Он не походил на других мальчишек — не любил игр. Крикет считал «смертельной тоской», уступавшей в этом только футболу. Но в любознательности сверстникам не уступал. Услыхав, например, что брошенная с высоты кошка всегда приземляется на лапы, сам, не колеблясь, удостоверился в этом, спихнув животное со второго этажа. Сердце у него было доброе, но остановиться в озорстве не умел. Как-то они с приятелем завладели неосторожно оставленной детской коляской, сильно разогнали ее и в конце улицы развернули под прямым углом — ребенок вылетел как пробка, а перепуганные сорванцы убежали. Что сделалось с ребенком, они не знали, да и узнать не старались.
Среди однокашников он слыл выдумщиком. В какой-то степени этому способствовала ранняя любовь к литературе. «Я не могу вспомнить, когда меня выучили читать и писать, — признавался он. — Сколько ни есть слов в английской литературе, от Шекспира до последнего издания Британской энциклопедии, я их все узнавал с первого же взгляда. Исключение составляли только статьи в разделе «Природа», там я иногда ни слова не понимал. Так что в словарь я никогда не лазил, может быть раз-другой — зачем-то понадобился третий или четвертый синоним». (Такая же поразительная способность совсем другого человека вызвала кстати странное заключение шекспироведов: пьесы-де Шекспира мог написать только человек с классическим образованием.) Но все встанет на свое место, если взять на себя труд обозреть круг чтения пяти-шести летнего Шоу.
«Детские» книги он не любил. «Швейцарского Робинзона»[6] считал скучной и глупой книжонкой. Любил «Робинзона Крузо», обожал «Путь паломника», читал его вслух отцу. Как он набросился на книгу с яркими рисунками фантастических сражений! Но очень скоро картинки наскучили — «захотелось чего-нибудь новенького».

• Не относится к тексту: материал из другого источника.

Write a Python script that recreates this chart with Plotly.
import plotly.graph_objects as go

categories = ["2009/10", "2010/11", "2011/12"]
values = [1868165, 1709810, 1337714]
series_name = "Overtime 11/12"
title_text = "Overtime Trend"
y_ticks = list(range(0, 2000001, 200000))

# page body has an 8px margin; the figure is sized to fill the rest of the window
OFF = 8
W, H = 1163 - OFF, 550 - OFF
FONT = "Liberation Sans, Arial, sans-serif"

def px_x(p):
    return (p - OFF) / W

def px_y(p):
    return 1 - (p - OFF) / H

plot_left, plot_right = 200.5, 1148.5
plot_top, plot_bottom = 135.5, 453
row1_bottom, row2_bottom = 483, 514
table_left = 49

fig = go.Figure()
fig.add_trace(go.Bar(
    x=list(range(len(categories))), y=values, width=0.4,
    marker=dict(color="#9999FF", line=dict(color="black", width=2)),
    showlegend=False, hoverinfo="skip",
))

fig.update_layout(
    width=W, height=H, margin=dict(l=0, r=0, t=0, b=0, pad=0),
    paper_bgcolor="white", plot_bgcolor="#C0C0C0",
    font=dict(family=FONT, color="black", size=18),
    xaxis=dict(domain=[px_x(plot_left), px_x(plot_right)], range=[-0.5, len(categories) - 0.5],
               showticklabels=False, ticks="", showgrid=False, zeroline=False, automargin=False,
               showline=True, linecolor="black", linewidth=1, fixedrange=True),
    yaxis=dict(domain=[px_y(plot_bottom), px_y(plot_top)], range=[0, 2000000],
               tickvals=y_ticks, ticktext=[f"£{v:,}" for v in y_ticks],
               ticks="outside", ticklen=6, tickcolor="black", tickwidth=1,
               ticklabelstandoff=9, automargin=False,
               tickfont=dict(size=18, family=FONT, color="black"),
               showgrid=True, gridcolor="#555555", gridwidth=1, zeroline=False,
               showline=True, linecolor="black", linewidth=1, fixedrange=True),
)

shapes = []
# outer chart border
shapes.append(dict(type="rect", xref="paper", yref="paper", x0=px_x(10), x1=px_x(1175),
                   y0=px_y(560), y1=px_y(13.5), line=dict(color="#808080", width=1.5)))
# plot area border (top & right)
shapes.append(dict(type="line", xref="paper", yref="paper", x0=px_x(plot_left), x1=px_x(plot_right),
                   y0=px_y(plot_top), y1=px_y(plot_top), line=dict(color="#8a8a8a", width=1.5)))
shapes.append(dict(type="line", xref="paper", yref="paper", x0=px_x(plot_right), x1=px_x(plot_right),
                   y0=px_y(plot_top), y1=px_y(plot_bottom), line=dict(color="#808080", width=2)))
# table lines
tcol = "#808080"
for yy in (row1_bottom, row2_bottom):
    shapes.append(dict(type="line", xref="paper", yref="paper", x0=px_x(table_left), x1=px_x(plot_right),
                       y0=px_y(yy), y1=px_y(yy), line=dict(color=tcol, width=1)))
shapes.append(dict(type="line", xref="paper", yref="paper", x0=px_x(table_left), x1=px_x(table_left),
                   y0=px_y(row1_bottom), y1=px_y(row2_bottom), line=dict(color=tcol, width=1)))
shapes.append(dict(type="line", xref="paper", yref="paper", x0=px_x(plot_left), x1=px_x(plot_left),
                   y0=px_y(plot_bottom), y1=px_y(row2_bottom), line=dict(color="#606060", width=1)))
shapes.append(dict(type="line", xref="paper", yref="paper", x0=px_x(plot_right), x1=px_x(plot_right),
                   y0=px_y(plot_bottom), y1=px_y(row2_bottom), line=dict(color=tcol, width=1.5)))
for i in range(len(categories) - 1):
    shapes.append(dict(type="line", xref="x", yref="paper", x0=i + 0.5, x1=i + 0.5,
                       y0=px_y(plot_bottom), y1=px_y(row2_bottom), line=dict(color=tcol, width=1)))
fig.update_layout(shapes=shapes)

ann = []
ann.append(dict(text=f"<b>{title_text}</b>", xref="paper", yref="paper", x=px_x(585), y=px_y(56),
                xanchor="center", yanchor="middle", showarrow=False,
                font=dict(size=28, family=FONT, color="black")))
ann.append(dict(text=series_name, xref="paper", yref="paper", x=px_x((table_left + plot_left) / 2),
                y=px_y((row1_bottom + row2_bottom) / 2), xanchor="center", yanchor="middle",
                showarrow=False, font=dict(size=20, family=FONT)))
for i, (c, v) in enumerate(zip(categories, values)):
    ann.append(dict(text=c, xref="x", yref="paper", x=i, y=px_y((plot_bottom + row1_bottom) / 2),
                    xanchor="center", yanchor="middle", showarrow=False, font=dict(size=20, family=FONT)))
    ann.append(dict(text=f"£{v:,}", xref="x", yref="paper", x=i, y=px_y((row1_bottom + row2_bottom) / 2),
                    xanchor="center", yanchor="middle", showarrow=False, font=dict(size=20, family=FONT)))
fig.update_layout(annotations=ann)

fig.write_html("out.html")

В загородном доме двоюродной бабушки он обнаружил «Тысячу и одну ночь» и был настолько потрясен книгой, что едва просыпался и видел свет между ставнями — мигом выскакивал из постели, распахивал окно и читал, пока не придут будить. Бабушка не очень переживала, когда шустрый пони, на которого она подсадила перепуганного мальчугана, вооружив его шпорами, понес внука, но стоило проговориться о тайном сокровище, как она припрятала книжку: кости остались целы — теперь не хватало душу в грех вводить! В деревне очень старались, чтобы в крепком теле был богобоязненный дух. Часами дискутировали о сломанных ключицах, переломанных позвоночниках, свернутых шеях, и не блеснет в этих беседах ни единая мысль, ни малейшее дерзновение души».

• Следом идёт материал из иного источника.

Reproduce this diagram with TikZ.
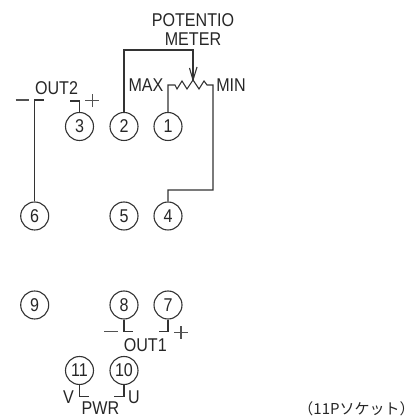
\documentclass[tikz,border=0pt]{standalone}
\usepackage{fontspec}
\setmainfont{Liberation Sans}
\newfontfamily\cad[FakeStretch=0.87]{Liberation Sans}
\newfontfamily\jpfont{Noto Sans CJK JP}
\tikzset{
 x=1pt,y=1pt,
 wire/.style={draw=black!80,line width=1.1pt,line join=miter},
 sign/.style={draw=black!68,line width=1.1pt},
 pin/.style={circle,draw=black!80,line width=1.1pt,minimum size=28pt,inner sep=0pt,text=black!85,font=\cad\fontsize{18.5}{18.5}\selectfont},
 lab/.style={inner sep=0pt,text=black!85,font=\cad\fontsize{18.5}{18.5}\selectfont},
}
\begin{document}
\begin{tikzpicture}
\useasboundingbox (0,0) rectangle (414,417);
\node[pin] (p1) at (168,290.5) {1};
\node[pin] (p2) at (124,290.5) {2};
\node[pin] (p3) at (79.5,290.5) {3};
\node[pin] (p4) at (168,201) {4};
\node[pin] (p5) at (124,201) {5};
\node[pin] (p6) at (34.7,201) {6};
\node[pin] (p7) at (168,112) {7};
\node[pin] (p8) at (124,112) {8};
\node[pin] (p9) at (34.7,112) {9};
\node[pin] (p10) at (124,46.5) {10};
\node[pin] (p11) at (79.5,46.5) {11};
\node[lab] (pot) at (193,397) {POTENTIO};
\node[lab] (met) at (193,377.5) {METER};
\node[lab] (max) at (146,332) {MAX};
\node[lab] (min) at (231,332) {MIN};
\node[lab] (o2) at (56.5,328.5) {OUT2};
\node[lab] (o1) at (145.3,72) {OUT1};
\node[lab] (pwr) at (100.5,8.5) {PWR};
\node[lab] (v) at (68.5,19.5) {V};
\node[lab] (u) at (134,20) {U};
\node[inner sep=0pt,text=black!85] (sock) at (356.5,8) {\jpfont\fontsize{15}{15}\selectfont （11Pソケット）};
% potentiometer wiper
\coordinate (tip) at (193,337);
\draw[wire] (p2.north) |- (193,367) -- (tip);
\draw[wire] (189.5,349) -- (tip) -- (197,350);
% resistor
\draw[wire] (p1.north) |- (175,332) -- (177,328) -- (182,336) -- (187,328) -- (193,337) -- (199,328) -- (204,336) -- (207,332) -- (213,332) |- (168,227) -- (p4.north);
% OUT2
\draw[wire] (p6.north) |- (44,317);
\draw[wire] (p3.north) |- (70,316);
\draw[sign] (15.7,317) -- (29,317);
\draw[sign] (85.3,316.3) -- (99.3,316.3) (92.3,309.8) -- (92.3,322.8);
% OUT1
\draw[wire] (p8.south) |- (133,85.3);
\draw[wire] (p7.south) |- (159,85.3);
\draw[sign] (104,85.3) -- (118,85.3);
\draw[sign] (174,84.7) -- (188,84.7) (181,78.2) -- (181,91.2);
% PWR
\draw[wire] (p11.south) |- (89,20.3);
\draw[wire] (p10.south) |- (114.3,20.3);
\end{tikzpicture}
\end{document}
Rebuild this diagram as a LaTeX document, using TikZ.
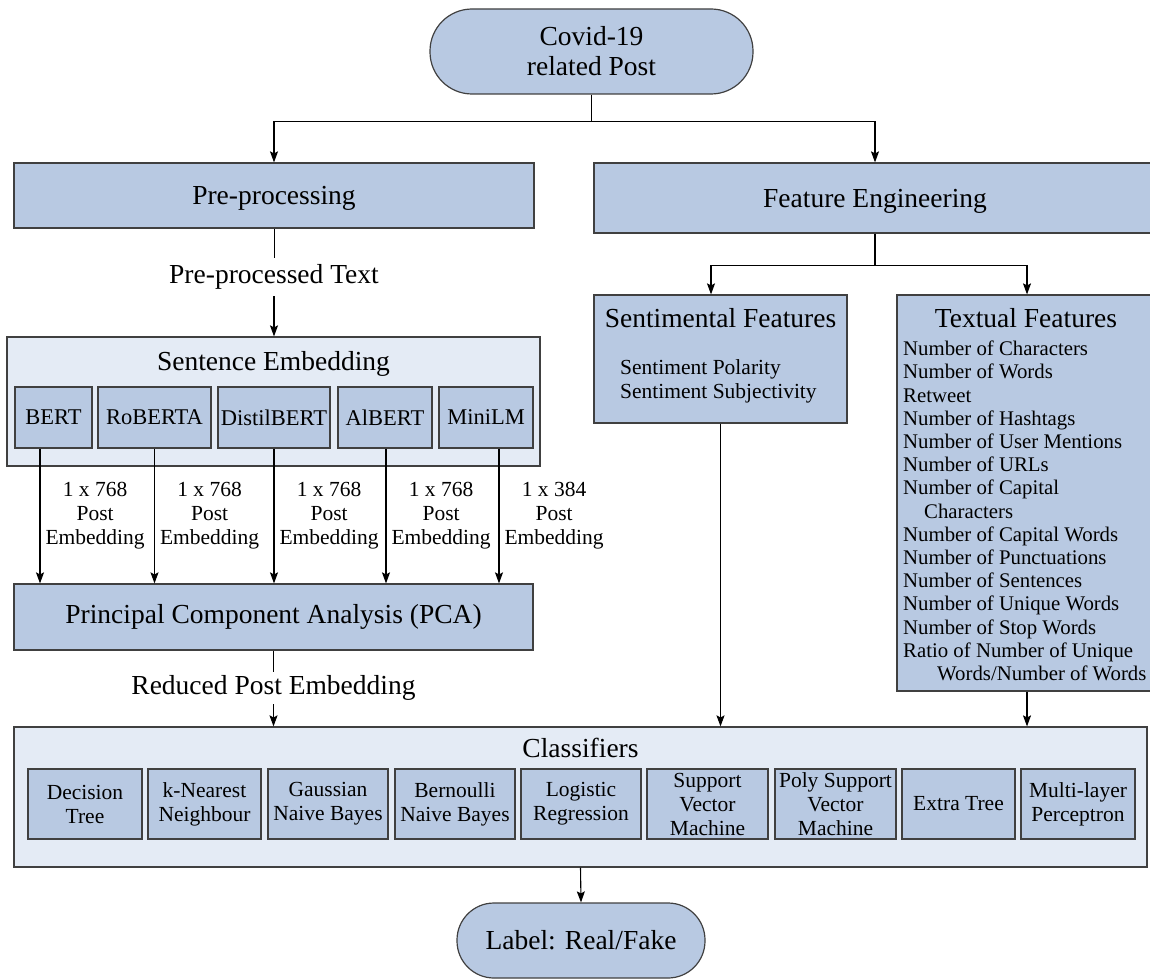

Просчиталась бабка! Дерзновением души мальчик отличался немалым и, уж конечно, отыскал книгу, неопытной рукой сунутую в комод. Шоу держал ее потом у себя под матрацем — так-то оно спокойнее…
В то время как большинство ребят его возраста усердно одолевали азбуку, он уже не вылезал из подшивок «Круглого года». Здесь он прочитал «День в седле» Чарльза Ливера, и неумение героя ужиться с действительностью наполнило его «пронзительной горечью, которую не пробуждали еще романтические книжки». Он корпел и над «Большими ожиданиями» Диккенса, а по «Повести о двух городах» составил первое представление о Французской революции.
«В те же дни я приступил к «Крошке Доррит». Именно так: я брал ее приступом. Книги чрезвычайно поражали мое воображение, я верил каждому слову. «Пиквика», «Холодный дом» и все остальное я прочел лет в двенадцать-тринадцать, уже порядочным циником и скептиком».